The 24 page demonstration atlas, launched at the 14th Conference of the Parties to the United Nations Framework Convention on Climate Change, shows that areas high in both carbon and biodiversity do exist and can be identified by relatively simple mapping tools. Prioritising such areas could give the 'double benefit' of reducing emissions from land use change whilst conserving biodiversity. Three regional maps along with six national maps are shown for the tropics, derived from global-scale data.
Achim Steiner, UN Under-Secretary General and UNEP Executive Director, said: "At a time of scarce financial resources and economic concerns, every dollar, euro or yen needs to deliver double, triple even quadruple dividends. Intelligent investment in forests in developing countries is a key example".
By demonstrating the potential for such 'win win' areas to be identified, the atlas could have particular input to the current discussions on reducing emissions from deforestation in developing countries (REDD).
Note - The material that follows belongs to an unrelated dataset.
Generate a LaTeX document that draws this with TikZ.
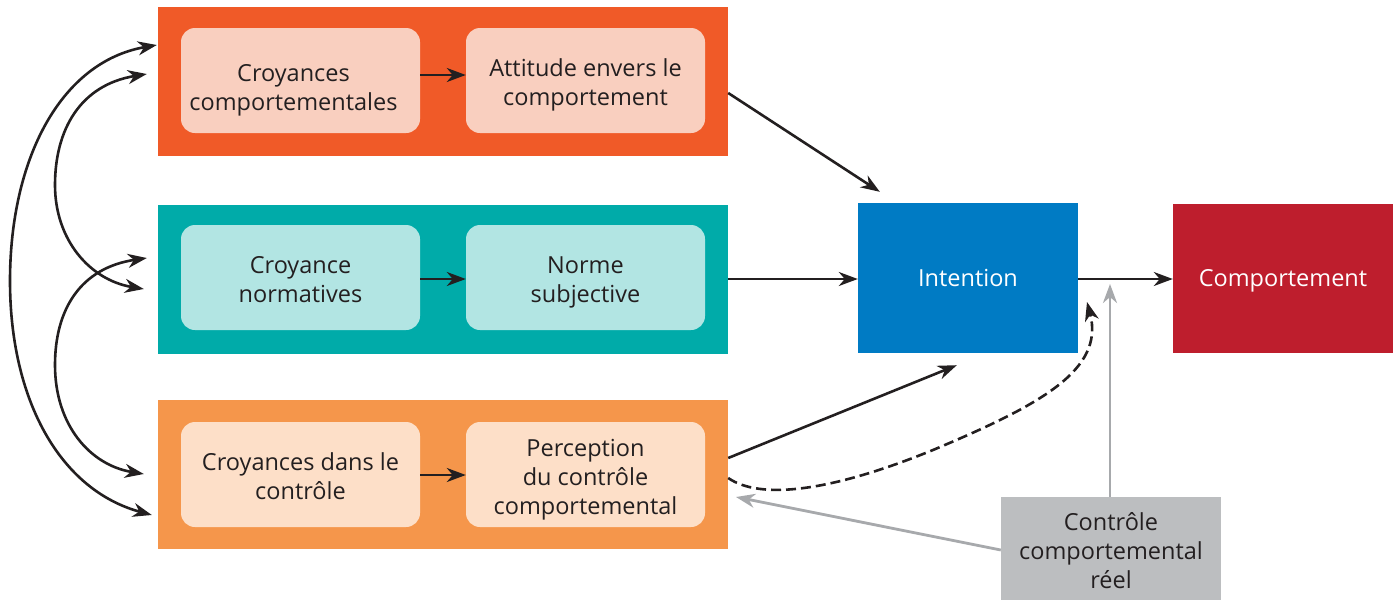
\documentclass[tikz,border=0pt]{standalone}
\usepackage{fontspec}
\setmainfont{Open Sans}
\usetikzlibrary{arrows.meta,calc}
\definecolor{ink}{HTML}{231F20}
\definecolor{attdark}{HTML}{F05A28}
\definecolor{attlight}{HTML}{F9CFBF}
\definecolor{normdark}{HTML}{00ABA9}
\definecolor{normlight}{HTML}{B2E5E3}
\definecolor{ctrldark}{HTML}{F5964B}
\definecolor{ctrllight}{HTML}{FDDFC8}
\definecolor{intblue}{HTML}{007BC4}
\definecolor{behred}{HTML}{BE1E2D}
\definecolor{realgray}{HTML}{BCBEC0}
\definecolor{arrowgray}{HTML}{A7A9AC}
\tikzset{arrowhead/.tip={Stealth[length=19pt,width=14pt,inset=6pt]}}
\begin{document}
\begin{tikzpicture}[x=1pt,y=-1pt,
  txt/.style={font=\fontsize{23.5}{29}\selectfont, align=center},
  outerbox/.style={minimum width=570pt, minimum height=149pt, inner sep=0pt},
  innerbox/.style={txt, text=ink, rounded corners=14pt, minimum width=239pt, minimum height=105pt, inner sep=0pt},
  bigbox/.style={txt, minimum width=220pt, minimum height=150pt, inner sep=0pt},
  link/.style={-arrowhead, line width=2.6pt, draw=ink},
  twoway/.style={arrowhead-arrowhead, line width=2.6pt, draw=ink},
  greylink/.style={-arrowhead, line width=2.8pt, draw=arrowgray},
]
\useasboundingbox (0,0) rectangle (1393,600);

% three coloured bands
\node[outerbox, fill=attdark]  (r1) at (443,81.5) {};
\node[outerbox, fill=normdark] (r2) at (443,279) {};
\node[outerbox, fill=ctrldark] (r3) at (443,474.5) {};

% belief and construct boxes
\node[innerbox, fill=attlight]  (a1) at (300.5,80.5)  {};
\node[innerbox, fill=attlight]  (b1) at (585.5,80.5)  {};
\node[innerbox, fill=normlight] (a2) at (300.5,277.5) {};
\node[innerbox, fill=normlight] (b2) at (585.5,277.5) {};
\node[innerbox, fill=ctrllight] (a3) at (300.5,474.5) {};
\node[innerbox, fill=ctrllight] (b3) at (585.5,474.5) {};
\node[txt, text=ink] at ($(a1.center)+(-7,10)$) {Croyances\\comportementales};
\node[txt, text=ink] at ($(b1.center)+(0,4)$)   {Attitude envers le\\comportement};
\node[txt, text=ink] at ($(a2.center)+(0,2)$)   {Croyance\\normatives};
\node[txt, text=ink] at ($(b2.center)+(0,5)$)   {Norme\\subjective};
\node[txt, text=ink] at ($(a3.center)+(0,2)$)   {Croyances dans le\\contrôle};
\node[txt, text=ink] at ($(b3.center)+(0,5)$)   {Perception\\du contrôle\\comportemental};

% intention, behaviour, actual control
\node[bigbox, fill=intblue, text=white] (int) at (968,278) {Intention};
\node[bigbox, fill=behred, text=white, minimum height=149pt] (beh) at (1283,278.5) {};
\node[txt, text=white] at ($(beh.center)+(0,2)$) {Comportement};
\node[bigbox, fill=realgray, text=ink, minimum height=103pt] (real) at (1111,548.5) {};
\node[txt, text=ink] at ($(real.center)+(0,2)$) {Contrôle\\comportemental\\réel};

% beliefs to constructs
\draw[link] (a1.east |- 0,75) -- (b1.west |- 0,75);
\draw[link] (a2.east |- 0,279) -- (b2.west |- 0,279);
\draw[link] (a3.east |- 0,475) -- (b3.west |- 0,475);

% constructs to intention
\coordinate (t1) at ($(int.north west)+(22,-11)$);
\coordinate (t3) at ($(int.south west)+(99,12)$);
\draw[link] (r1.east |- 0,93) -- (t1);
\draw[link] (r2.east |- 0,279) -- (int.west |- 0,279);
\draw[link] (r3.east |- 0,458) -- (t3);

% intention to behaviour
\draw[link] (int.east |- 0,279) -- (beh.west |- 0,279);

% feedback of perceived control on the intention-behaviour link
\coordinate (d1) at (1087,302);
\draw[link, dash pattern=on 10pt off 5pt]
  (r3.east |- 0,478) .. controls (760,500) and (830,492) .. (933,450)
  .. controls (1040,405) and (1105,370) .. (d1);

% actual control
\coordinate (g1) at (1110,284);
\coordinate (g2) at (736,497);
\draw[greylink] (real.north -| 1110,0) -- (g1);
\draw[greylink] (real.west |- 0,550) -- (g2);

% correlations among the belief sets
\coordinate (c1) at ($(r1.west)+(-1,-36.5)$);
\coordinate (c2) at ($(r1.west)+(-11,-7.5)$);
\coordinate (c3) at ($(r2.west)+(-11,-21)$);
\coordinate (c4) at ($(r2.west)+(-14,10)$);
\coordinate (c5) at ($(r3.west)+(-14,-0.5)$);
\coordinate (c6) at ($(r3.west)+(-6,40.5)$);
\draw[twoway] (c1) .. controls (60,62) and (10,160) .. (10,281)
  .. controls (10,400) and (60,490) .. (c6);
\draw[twoway] (c2) .. controls (80,85) and (55,130) .. (55,185)
  .. controls (55,240) and (90,280) .. (c4);
\draw[twoway] (c3) .. controls (80,268) and (55,310) .. (55,365)
  .. controls (55,425) and (90,465) .. (c5);
\end{tikzpicture}
\end{document}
These new maps are just a first step towards demonstrating how combining different types of data can help to identify areas where opportunities and benefits overlap for storing carbon and protecting biodiversity. A new, detailed and web-based atlas is expected in 2009 in the run up to UN climate meeting in Copenhagen. The atlas will cover a larger number of countries with more accurate, national data on carbon and biodiversity where available, and examine options to include ecosystem services and impacts on local livelihoods. As emphasised by Mr Steiner, ensuring safeguards for local and indigenous people will be paramount to a successful REDD.